• [Task]
Everything from the line with "Output the Python" down to the line with "import numpy as np" below must be printed exactly, those two lines included. Exclude pictures.

═══ Given data

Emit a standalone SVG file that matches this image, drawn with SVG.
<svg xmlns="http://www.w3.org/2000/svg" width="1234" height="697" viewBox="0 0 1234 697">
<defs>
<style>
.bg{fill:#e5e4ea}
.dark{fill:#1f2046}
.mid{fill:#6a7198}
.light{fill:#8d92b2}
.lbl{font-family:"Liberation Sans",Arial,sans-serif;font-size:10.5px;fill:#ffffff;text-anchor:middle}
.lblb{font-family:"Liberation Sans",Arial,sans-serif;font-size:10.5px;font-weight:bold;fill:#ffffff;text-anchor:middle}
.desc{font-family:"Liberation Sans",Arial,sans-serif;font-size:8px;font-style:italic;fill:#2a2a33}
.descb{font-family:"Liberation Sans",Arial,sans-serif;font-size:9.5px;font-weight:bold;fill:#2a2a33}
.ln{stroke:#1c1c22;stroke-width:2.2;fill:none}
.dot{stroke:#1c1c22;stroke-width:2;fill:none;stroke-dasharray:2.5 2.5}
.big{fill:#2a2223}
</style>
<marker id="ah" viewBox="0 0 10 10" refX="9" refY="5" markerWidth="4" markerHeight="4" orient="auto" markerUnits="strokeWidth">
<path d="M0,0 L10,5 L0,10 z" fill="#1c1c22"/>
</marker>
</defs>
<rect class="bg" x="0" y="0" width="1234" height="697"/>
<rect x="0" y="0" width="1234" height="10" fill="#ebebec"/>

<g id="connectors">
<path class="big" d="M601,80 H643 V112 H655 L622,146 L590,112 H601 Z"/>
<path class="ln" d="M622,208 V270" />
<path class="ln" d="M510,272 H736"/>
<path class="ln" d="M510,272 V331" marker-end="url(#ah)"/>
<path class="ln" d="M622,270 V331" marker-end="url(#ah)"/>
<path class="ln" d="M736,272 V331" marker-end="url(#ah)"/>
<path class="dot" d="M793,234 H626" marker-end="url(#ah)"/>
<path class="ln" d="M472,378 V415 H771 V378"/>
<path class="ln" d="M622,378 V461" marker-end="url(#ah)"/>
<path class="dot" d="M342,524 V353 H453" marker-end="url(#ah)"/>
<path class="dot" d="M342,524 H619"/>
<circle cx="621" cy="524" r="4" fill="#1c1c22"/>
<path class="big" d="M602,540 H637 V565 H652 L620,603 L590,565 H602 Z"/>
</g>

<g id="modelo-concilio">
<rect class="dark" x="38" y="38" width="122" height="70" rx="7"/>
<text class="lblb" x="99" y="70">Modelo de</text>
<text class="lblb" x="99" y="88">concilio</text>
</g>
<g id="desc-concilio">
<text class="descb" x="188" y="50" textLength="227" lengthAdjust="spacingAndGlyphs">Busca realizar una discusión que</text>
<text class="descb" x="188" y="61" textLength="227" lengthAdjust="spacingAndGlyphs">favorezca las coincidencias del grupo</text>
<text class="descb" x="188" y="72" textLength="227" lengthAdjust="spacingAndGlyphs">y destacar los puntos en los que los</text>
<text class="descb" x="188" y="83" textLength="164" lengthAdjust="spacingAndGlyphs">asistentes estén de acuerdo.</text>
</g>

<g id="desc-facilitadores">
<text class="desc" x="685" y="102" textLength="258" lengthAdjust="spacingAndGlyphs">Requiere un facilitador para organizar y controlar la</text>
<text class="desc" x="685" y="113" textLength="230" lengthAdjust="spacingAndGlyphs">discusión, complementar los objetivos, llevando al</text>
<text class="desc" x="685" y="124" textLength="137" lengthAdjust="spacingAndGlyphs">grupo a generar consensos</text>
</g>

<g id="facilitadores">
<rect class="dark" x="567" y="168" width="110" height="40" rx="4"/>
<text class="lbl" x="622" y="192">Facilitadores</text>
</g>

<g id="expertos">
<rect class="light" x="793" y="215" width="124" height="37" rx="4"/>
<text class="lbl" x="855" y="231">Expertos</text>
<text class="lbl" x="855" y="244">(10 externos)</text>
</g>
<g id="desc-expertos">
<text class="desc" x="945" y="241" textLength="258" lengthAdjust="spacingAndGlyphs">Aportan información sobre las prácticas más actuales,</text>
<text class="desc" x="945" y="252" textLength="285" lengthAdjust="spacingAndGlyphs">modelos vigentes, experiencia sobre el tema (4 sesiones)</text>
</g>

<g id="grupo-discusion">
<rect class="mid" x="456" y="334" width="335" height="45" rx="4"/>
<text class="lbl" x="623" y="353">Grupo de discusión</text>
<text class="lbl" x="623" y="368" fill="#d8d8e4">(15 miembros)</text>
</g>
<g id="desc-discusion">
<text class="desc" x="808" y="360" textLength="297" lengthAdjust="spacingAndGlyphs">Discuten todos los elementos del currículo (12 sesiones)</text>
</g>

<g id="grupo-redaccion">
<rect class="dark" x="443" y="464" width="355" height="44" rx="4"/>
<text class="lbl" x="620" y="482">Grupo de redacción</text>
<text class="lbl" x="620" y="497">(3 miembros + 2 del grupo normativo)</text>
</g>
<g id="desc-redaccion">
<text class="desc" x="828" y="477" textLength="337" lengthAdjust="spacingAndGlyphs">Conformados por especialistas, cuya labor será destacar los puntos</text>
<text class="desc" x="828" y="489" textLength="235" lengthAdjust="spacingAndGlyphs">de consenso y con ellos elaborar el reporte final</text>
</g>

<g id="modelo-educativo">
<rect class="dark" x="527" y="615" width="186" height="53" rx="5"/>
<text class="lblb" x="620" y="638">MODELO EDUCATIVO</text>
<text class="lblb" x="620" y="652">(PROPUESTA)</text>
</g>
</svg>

══════
═══ Given data

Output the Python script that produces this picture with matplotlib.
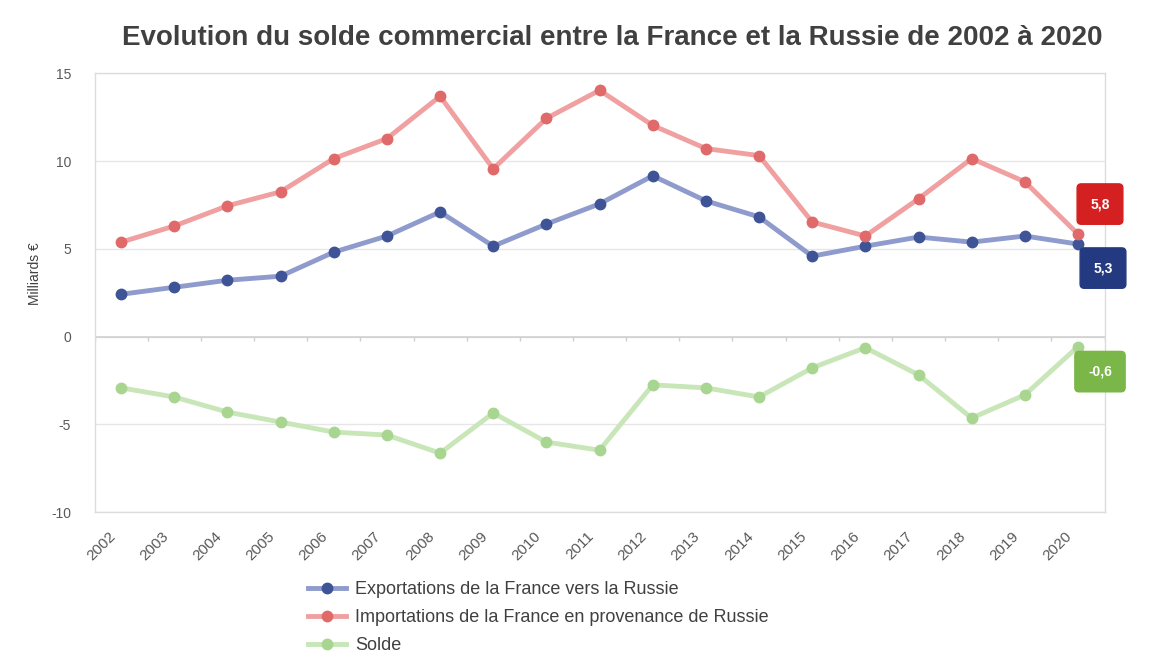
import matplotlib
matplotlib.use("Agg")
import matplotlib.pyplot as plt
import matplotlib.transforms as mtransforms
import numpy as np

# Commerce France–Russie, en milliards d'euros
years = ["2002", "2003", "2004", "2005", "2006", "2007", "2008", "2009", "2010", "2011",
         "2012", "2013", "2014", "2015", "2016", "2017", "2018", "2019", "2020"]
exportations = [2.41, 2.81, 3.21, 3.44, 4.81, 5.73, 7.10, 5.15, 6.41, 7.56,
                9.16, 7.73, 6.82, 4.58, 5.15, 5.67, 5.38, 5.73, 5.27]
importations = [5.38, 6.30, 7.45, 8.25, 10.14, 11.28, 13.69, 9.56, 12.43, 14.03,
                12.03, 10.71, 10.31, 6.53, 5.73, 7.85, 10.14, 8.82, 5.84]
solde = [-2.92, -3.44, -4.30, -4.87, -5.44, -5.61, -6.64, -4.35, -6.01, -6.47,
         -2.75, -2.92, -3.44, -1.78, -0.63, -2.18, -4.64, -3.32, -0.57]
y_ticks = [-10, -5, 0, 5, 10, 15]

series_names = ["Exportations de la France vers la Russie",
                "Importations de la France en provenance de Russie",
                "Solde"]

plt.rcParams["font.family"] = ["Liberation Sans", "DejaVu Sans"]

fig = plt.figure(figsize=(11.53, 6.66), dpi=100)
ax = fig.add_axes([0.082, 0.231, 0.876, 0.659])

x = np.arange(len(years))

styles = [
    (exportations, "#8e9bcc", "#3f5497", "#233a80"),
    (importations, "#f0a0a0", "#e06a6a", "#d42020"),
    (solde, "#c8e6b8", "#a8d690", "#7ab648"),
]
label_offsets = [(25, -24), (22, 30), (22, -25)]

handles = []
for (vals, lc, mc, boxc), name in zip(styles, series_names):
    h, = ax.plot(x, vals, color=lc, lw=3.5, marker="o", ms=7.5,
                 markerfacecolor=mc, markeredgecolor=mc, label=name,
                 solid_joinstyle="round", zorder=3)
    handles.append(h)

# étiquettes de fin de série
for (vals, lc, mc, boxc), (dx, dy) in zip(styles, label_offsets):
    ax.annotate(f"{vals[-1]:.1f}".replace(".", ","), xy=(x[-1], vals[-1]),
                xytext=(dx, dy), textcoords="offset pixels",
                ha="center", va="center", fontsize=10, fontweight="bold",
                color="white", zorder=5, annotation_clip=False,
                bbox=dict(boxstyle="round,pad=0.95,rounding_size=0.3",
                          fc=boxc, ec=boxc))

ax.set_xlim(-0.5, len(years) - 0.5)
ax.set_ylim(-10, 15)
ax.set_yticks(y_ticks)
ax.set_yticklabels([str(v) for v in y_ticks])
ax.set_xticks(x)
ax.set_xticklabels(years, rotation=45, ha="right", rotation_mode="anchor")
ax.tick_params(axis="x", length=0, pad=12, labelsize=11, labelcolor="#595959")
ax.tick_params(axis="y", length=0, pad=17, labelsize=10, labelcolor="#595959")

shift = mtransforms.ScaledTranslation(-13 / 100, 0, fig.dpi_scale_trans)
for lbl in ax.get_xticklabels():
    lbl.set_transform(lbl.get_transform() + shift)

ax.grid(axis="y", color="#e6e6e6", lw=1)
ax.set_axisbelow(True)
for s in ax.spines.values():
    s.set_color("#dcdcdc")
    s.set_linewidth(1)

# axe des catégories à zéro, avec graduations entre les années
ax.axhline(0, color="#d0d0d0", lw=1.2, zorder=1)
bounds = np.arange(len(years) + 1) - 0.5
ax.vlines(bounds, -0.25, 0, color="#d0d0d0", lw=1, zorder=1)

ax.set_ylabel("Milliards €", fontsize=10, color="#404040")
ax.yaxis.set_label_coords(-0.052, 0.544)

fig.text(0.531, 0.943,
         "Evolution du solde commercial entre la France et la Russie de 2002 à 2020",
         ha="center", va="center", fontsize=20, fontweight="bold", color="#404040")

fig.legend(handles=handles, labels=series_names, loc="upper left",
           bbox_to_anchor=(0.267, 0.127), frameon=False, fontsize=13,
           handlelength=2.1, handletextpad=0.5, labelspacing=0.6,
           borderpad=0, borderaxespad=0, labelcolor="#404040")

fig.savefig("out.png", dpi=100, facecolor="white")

══════

• [Full answer]
Output the Python script that produces this picture with matplotlib.
import matplotlib
matplotlib.use("Agg")
import matplotlib.pyplot as plt
import matplotlib.transforms as mtransforms
import numpy as np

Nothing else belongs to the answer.